> _What you have to do_: Scan the data for "component" and copy the lines it appears in.

> _Listed entries_:
— start —

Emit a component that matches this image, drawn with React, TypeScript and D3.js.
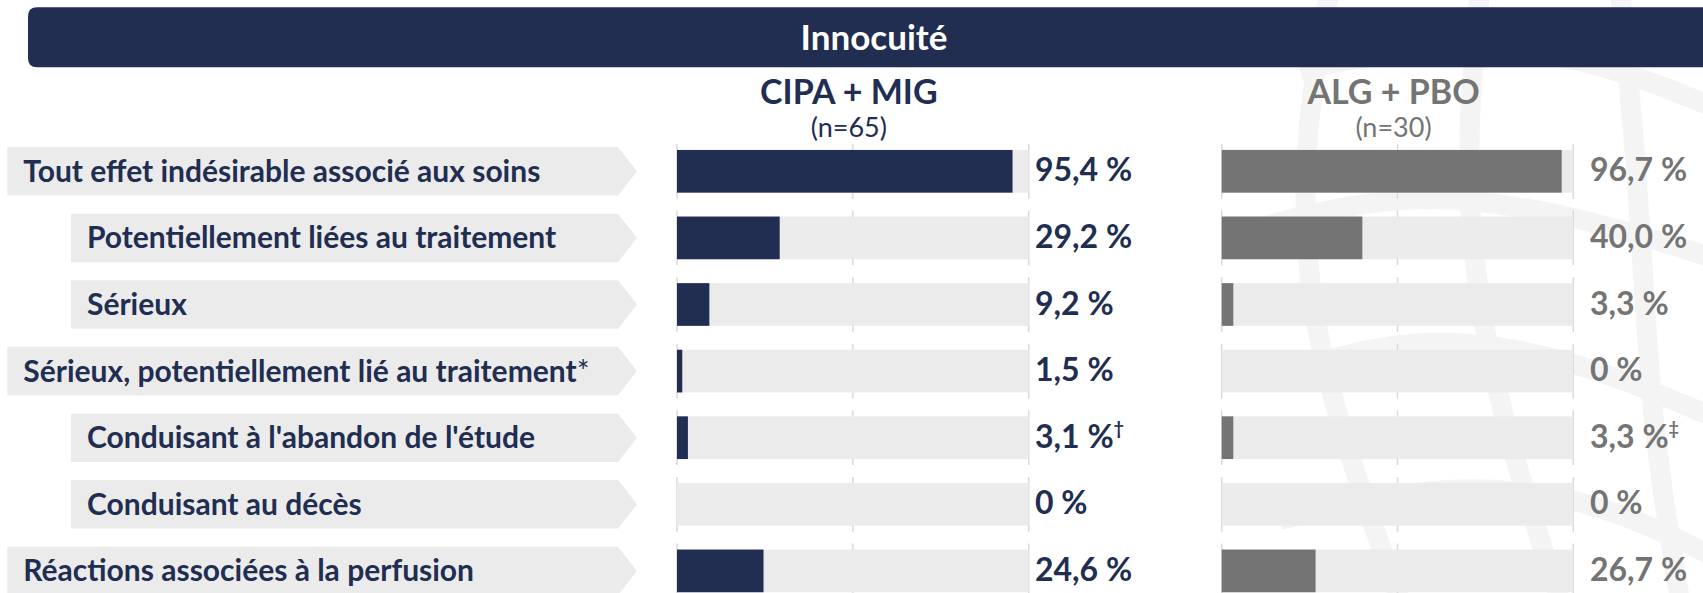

— end —
— start —

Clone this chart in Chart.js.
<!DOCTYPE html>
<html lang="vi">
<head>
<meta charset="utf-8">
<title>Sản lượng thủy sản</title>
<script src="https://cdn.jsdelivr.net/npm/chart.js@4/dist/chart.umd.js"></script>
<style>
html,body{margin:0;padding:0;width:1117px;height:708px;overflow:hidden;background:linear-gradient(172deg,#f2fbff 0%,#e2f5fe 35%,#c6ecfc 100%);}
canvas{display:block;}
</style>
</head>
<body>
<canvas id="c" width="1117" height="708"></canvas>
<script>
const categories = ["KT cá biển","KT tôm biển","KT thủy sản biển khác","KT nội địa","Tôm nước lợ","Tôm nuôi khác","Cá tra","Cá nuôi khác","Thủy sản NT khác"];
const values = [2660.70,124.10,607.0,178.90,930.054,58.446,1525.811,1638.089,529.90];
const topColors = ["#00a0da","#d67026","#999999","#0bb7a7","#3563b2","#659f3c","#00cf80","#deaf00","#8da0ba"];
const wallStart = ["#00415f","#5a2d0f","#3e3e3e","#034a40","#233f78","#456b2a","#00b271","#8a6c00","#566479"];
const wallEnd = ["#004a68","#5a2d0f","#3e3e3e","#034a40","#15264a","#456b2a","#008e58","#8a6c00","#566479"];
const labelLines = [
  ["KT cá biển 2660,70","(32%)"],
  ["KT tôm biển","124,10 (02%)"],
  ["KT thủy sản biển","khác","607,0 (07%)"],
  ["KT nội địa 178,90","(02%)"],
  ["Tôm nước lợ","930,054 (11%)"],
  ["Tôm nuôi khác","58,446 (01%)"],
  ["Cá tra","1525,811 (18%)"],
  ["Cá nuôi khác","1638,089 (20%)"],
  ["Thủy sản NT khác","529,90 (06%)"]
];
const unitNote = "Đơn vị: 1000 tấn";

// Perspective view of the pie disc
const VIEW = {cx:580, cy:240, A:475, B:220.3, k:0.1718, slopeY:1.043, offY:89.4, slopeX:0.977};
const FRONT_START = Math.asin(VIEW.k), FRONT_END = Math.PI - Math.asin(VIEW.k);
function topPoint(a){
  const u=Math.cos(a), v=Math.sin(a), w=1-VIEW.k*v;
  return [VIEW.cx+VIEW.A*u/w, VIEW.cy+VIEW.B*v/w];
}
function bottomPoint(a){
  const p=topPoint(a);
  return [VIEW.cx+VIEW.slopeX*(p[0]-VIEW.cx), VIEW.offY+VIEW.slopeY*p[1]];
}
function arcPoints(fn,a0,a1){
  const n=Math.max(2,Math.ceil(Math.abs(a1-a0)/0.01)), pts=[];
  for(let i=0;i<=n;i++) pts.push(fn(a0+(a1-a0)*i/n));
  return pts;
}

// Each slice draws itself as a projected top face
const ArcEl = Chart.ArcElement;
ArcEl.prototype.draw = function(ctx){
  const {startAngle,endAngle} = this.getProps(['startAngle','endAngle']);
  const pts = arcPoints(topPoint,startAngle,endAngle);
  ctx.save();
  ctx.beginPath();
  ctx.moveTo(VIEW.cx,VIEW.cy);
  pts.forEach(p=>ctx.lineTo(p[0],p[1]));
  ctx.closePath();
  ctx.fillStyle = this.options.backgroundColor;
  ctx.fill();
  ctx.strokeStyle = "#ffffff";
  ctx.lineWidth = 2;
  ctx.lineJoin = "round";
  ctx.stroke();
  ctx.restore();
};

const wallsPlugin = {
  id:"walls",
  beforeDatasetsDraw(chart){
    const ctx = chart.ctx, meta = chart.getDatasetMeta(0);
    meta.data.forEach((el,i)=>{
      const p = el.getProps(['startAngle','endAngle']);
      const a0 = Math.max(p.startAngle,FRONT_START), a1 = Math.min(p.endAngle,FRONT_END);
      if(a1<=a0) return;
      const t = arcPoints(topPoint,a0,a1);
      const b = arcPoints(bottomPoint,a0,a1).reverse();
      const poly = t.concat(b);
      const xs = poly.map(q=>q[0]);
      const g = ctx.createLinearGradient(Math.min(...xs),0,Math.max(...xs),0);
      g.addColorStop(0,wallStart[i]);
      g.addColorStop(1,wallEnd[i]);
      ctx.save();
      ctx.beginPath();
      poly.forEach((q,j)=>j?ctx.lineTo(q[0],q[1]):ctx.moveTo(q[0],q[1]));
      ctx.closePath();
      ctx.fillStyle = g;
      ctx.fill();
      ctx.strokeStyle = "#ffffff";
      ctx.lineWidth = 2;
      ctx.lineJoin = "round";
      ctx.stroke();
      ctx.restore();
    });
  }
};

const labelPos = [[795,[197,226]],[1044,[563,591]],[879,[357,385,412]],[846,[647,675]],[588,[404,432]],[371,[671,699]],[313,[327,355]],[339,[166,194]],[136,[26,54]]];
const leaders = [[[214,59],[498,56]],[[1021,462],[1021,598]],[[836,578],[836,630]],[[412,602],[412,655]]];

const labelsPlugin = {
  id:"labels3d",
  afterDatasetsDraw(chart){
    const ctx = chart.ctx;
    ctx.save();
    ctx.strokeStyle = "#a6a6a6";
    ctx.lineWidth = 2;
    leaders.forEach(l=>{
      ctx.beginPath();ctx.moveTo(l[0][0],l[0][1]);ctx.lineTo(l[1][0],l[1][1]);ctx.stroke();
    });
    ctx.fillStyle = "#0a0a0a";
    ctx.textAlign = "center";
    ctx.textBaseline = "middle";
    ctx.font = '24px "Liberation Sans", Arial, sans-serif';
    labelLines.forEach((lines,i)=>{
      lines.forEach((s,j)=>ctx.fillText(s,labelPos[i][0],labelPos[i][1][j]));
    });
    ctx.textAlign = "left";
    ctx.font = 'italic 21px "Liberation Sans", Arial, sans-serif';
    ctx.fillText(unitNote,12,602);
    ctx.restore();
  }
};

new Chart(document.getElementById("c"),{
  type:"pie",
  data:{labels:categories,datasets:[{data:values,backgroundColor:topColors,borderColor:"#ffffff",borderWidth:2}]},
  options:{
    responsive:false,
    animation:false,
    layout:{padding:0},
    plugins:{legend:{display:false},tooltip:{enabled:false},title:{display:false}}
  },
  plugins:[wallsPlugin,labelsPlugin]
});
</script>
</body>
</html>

— end —
— start —

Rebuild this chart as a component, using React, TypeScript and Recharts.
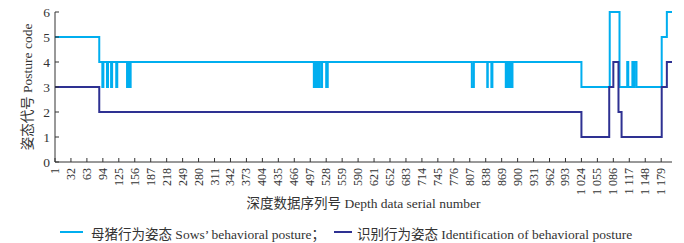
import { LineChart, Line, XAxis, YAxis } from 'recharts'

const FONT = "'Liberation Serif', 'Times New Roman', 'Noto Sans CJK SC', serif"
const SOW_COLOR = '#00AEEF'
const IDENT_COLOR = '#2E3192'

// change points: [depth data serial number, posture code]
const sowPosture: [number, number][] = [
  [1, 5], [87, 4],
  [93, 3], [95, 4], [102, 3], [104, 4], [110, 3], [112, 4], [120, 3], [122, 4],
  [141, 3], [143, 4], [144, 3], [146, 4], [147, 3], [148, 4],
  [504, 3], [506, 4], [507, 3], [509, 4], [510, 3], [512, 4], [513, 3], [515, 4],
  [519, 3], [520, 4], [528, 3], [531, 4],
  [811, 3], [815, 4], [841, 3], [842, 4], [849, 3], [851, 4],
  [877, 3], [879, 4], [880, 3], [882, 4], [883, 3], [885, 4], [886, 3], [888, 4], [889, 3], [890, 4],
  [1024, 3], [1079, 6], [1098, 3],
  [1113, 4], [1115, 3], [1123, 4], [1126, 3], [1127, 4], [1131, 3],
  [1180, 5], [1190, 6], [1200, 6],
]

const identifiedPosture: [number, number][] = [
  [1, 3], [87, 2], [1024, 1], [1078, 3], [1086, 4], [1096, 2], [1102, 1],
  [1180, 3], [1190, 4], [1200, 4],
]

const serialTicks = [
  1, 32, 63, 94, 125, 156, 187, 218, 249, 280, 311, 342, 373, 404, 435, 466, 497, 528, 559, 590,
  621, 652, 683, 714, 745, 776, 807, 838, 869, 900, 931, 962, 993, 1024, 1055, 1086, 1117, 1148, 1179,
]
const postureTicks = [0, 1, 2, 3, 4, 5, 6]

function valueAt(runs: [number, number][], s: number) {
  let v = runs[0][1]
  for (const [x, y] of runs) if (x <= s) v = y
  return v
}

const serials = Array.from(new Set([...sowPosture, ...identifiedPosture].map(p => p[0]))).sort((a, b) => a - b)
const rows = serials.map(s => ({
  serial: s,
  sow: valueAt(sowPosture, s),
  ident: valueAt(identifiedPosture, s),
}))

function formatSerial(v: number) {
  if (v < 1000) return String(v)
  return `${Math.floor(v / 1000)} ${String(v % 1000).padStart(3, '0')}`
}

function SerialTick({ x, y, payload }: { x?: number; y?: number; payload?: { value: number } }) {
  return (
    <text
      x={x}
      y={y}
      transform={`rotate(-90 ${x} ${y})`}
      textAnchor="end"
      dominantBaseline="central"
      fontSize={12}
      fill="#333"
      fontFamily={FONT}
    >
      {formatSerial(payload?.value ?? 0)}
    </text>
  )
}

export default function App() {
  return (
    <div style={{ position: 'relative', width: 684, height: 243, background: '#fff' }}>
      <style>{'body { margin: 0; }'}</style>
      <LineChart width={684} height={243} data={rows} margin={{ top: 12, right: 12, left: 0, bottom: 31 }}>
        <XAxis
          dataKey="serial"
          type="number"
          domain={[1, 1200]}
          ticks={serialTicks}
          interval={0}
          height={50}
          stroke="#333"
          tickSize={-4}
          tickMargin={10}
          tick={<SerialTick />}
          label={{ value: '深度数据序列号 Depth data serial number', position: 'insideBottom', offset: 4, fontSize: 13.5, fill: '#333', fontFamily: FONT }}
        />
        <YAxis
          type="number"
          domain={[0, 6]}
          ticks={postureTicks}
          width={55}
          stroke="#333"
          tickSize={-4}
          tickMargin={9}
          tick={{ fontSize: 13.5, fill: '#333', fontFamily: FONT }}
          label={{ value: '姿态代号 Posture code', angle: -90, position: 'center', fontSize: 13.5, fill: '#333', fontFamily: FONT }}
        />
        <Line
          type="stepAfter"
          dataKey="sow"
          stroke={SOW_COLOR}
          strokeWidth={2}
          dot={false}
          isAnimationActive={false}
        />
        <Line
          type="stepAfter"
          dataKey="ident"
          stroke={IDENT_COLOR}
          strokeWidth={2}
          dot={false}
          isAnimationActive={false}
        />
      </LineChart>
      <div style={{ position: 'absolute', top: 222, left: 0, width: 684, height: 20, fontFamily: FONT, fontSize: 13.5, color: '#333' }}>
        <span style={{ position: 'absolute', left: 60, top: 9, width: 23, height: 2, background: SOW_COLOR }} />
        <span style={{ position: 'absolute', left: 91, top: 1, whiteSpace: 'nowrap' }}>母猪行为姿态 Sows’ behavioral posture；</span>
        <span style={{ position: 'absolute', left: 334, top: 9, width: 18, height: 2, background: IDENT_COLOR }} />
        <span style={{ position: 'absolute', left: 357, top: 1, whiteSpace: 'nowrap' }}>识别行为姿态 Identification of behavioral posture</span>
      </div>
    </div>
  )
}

— end —

> _Result for this task_:
Emit a component that matches this image, drawn with React, TypeScript and D3.js.
Rebuild this chart as a component, using React, TypeScript and Recharts.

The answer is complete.